#### Information supplied ####

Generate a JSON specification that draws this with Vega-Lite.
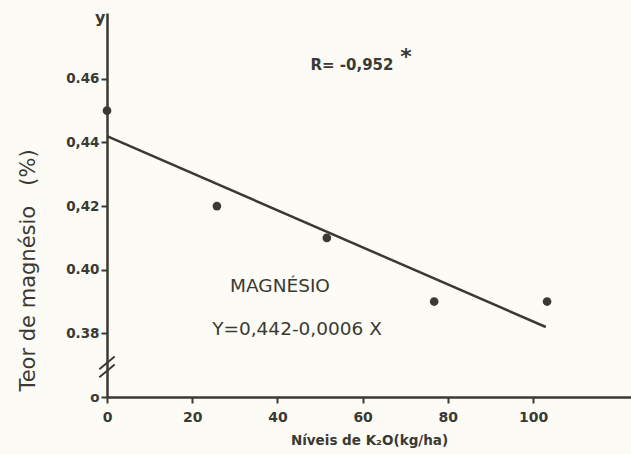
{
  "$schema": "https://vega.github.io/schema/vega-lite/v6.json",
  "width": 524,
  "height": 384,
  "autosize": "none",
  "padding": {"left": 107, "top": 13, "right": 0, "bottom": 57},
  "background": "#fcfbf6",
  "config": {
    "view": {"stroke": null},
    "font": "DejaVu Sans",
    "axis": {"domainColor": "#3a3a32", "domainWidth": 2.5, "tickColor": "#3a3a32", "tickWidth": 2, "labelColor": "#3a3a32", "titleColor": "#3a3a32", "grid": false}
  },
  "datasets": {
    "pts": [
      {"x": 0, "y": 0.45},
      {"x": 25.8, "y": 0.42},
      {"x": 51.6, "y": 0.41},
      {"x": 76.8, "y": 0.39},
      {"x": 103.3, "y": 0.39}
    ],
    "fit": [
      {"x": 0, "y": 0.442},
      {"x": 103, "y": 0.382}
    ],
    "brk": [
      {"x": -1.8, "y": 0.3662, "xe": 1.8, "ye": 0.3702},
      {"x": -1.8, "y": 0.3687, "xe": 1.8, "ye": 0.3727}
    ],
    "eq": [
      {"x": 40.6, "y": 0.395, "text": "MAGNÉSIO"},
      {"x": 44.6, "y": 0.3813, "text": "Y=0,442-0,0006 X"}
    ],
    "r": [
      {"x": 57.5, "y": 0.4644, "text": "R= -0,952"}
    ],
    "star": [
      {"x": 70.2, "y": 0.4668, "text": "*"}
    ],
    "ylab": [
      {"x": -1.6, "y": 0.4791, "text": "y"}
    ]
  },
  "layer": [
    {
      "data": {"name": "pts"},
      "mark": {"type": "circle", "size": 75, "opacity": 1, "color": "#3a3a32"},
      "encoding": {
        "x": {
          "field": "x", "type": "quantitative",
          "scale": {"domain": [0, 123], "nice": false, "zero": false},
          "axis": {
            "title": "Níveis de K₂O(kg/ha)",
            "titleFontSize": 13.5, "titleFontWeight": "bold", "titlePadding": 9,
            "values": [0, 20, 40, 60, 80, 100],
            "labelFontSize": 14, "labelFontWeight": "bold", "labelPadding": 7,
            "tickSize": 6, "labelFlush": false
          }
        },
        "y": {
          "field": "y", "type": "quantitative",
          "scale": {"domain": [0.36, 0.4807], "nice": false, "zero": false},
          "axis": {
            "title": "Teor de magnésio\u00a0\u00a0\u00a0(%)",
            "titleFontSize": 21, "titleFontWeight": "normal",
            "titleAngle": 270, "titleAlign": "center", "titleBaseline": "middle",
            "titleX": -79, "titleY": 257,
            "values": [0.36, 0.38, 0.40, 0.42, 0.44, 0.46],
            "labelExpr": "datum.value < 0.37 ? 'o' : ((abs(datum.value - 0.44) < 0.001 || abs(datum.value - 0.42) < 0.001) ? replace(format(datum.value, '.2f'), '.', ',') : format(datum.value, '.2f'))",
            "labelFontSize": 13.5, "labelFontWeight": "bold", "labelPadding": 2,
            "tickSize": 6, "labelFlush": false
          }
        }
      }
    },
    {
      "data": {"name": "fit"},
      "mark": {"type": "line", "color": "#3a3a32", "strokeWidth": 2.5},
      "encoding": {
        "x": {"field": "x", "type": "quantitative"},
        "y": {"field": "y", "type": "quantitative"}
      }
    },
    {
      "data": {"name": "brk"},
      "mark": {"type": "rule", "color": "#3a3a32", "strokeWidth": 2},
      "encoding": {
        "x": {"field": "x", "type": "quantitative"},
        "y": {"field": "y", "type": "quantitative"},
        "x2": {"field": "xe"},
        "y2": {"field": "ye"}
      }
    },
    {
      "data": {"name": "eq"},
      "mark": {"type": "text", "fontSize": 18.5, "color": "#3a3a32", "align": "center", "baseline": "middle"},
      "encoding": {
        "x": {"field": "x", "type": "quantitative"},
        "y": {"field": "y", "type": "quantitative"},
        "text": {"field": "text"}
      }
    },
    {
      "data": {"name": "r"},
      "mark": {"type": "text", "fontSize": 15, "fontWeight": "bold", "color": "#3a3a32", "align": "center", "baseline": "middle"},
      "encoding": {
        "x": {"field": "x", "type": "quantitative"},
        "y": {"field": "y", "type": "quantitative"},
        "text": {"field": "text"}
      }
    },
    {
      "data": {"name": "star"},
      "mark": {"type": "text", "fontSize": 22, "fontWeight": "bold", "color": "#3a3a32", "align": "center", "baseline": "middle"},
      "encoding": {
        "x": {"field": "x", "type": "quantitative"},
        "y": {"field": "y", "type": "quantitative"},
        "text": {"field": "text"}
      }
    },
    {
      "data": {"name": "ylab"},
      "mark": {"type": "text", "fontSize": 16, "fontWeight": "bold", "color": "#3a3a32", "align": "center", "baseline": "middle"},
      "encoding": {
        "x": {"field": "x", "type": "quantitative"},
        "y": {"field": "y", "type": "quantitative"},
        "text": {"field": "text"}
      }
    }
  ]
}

####

* Objective: Set down the material exactly, every line of it, except for the pictures.

* Answer in full:
Generate a JSON specification that draws this with Vega-Lite.
{
  "$schema": "https://vega.github.io/schema/vega-lite/v6.json",
  "width": 524,
  "height": 384,
  "autosize": "none",
  "padding": {"left": 107, "top": 13, "right": 0, "bottom": 57},
  "background": "#fcfbf6",
  "config": {
    "view": {"stroke": null},
    "font": "DejaVu Sans",
    "axis": {"domainColor": "#3a3a32", "domainWidth": 2.5, "tickColor": "#3a3a32", "tickWidth": 2, "labelColor": "#3a3a32", "titleColor": "#3a3a32", "grid": false}
  },
  "datasets": {
    "pts": [
      {"x": 0, "y": 0.45},
      {"x": 25.8, "y": 0.42},
      {"x": 51.6, "y": 0.41},
      {"x": 76.8, "y": 0.39},
      {"x": 103.3, "y": 0.39}
    ],
    "fit": [
      {"x": 0, "y": 0.442},
      {"x": 103, "y": 0.382}
    ],
    "brk": [
      {"x": -1.8, "y": 0.3662, "xe": 1.8, "ye": 0.3702},
      {"x": -1.8, "y": 0.3687, "xe": 1.8, "ye": 0.3727}
    ],
    "eq": [
      {"x": 40.6, "y": 0.395, "text": "MAGNÉSIO"},
      {"x": 44.6, "y": 0.3813, "text": "Y=0,442-0,0006 X"}
    ],
    "r": [
      {"x": 57.5, "y": 0.4644, "text": "R= -0,952"}
    ],
    "star": [
      {"x": 70.2, "y": 0.4668, "text": "*"}
    ],
    "ylab": [
      {"x": -1.6, "y": 0.4791, "text": "y"}
    ]
  },
  "layer": [
    {
      "data": {"name": "pts"},
      "mark": {"type": "circle", "size": 75, "opacity": 1, "color": "#3a3a32"},
      "encoding": {
        "x": {
          "field": "x", "type": "quantitative",
          "scale": {"domain": [0, 123], "nice": false, "zero": false},
          "axis": {
            "title": "Níveis de K₂O(kg/ha)",
            "titleFontSize": 13.5, "titleFontWeight": "bold", "titlePadding": 9,
            "values": [0, 20, 40, 60, 80, 100],
            "labelFontSize": 14, "labelFontWeight": "bold", "labelPadding": 7,
            "tickSize": 6, "labelFlush": false
          }
        },
        "y": {
          "field": "y", "type": "quantitative",
          "scale": {"domain": [0.36, 0.4807], "nice": false, "zero": false},
          "axis": {
            "title": "Teor de magnésio\u00a0\u00a0\u00a0(%)",
            "titleFontSize": 21, "titleFontWeight": "normal",
            "titleAngle": 270, "titleAlign": "center", "titleBaseline": "middle",
            "titleX": -79, "titleY": 257,
            "values": [0.36, 0.38, 0.40, 0.42, 0.44, 0.46],
            "labelExpr": "datum.value < 0.37 ? 'o' : ((abs(datum.value - 0.44) < 0.001 || abs(datum.value - 0.42) < 0.001) ? replace(format(datum.value, '.2f'), '.', ',') : format(datum.value, '.2f'))",
            "labelFontSize": 13.5, "labelFontWeight": "bold", "labelPadding": 2,
            "tickSize": 6, "labelFlush": false
          }
        }
      }
    },
    {
      "data": {"name": "fit"},
      "mark": {"type": "line", "color": "#3a3a32", "strokeWidth": 2.5},
      "encoding": {
        "x": {"field": "x", "type": "quantitative"},
        "y": {"field": "y", "type": "quantitative"}
      }
    },
    {
      "data": {"name": "brk"},
      "mark": {"type": "rule", "color": "#3a3a32", "strokeWidth": 2},
      "encoding": {
        "x": {"field": "x", "type": "quantitative"},
        "y": {"field": "y", "type": "quantitative"},
        "x2": {"field": "xe"},
        "y2": {"field": "ye"}
      }
    },
    {
      "data": {"name": "eq"},
      "mark": {"type": "text", "fontSize": 18.5, "color": "#3a3a32", "align": "center", "baseline": "middle"},
      "encoding": {
        "x": {"field": "x", "type": "quantitative"},
        "y": {"field": "y", "type": "quantitative"},
        "text": {"field": "text"}
      }
    },
    {
      "data": {"name": "r"},
      "mark": {"type": "text", "fontSize": 15, "fontWeight": "bold", "color": "#3a3a32", "align": "center", "baseline": "middle"},
      "encoding": {
        "x": {"field": "x", "type": "quantitative"},
        "y": {"field": "y", "type": "quantitative"},
        "text": {"field": "text"}
      }
    },
    {
      "data": {"name": "star"},
      "mark": {"type": "text", "fontSize": 22, "fontWeight": "bold", "color": "#3a3a32", "align": "center", "baseline": "middle"},
      "encoding": {
        "x": {"field": "x", "type": "quantitative"},
        "y": {"field": "y", "type": "quantitative"},
        "text": {"field": "text"}
      }
    },
    {
      "data": {"name": "ylab"},
      "mark": {"type": "text", "fontSize": 16, "fontWeight": "bold", "color": "#3a3a32", "align": "center", "baseline": "middle"},
      "encoding": {
        "x": {"field": "x", "type": "quantitative"},
        "y": {"field": "y", "type": "quantitative"},
        "text": {"field": "text"}
      }
    }
  ]
}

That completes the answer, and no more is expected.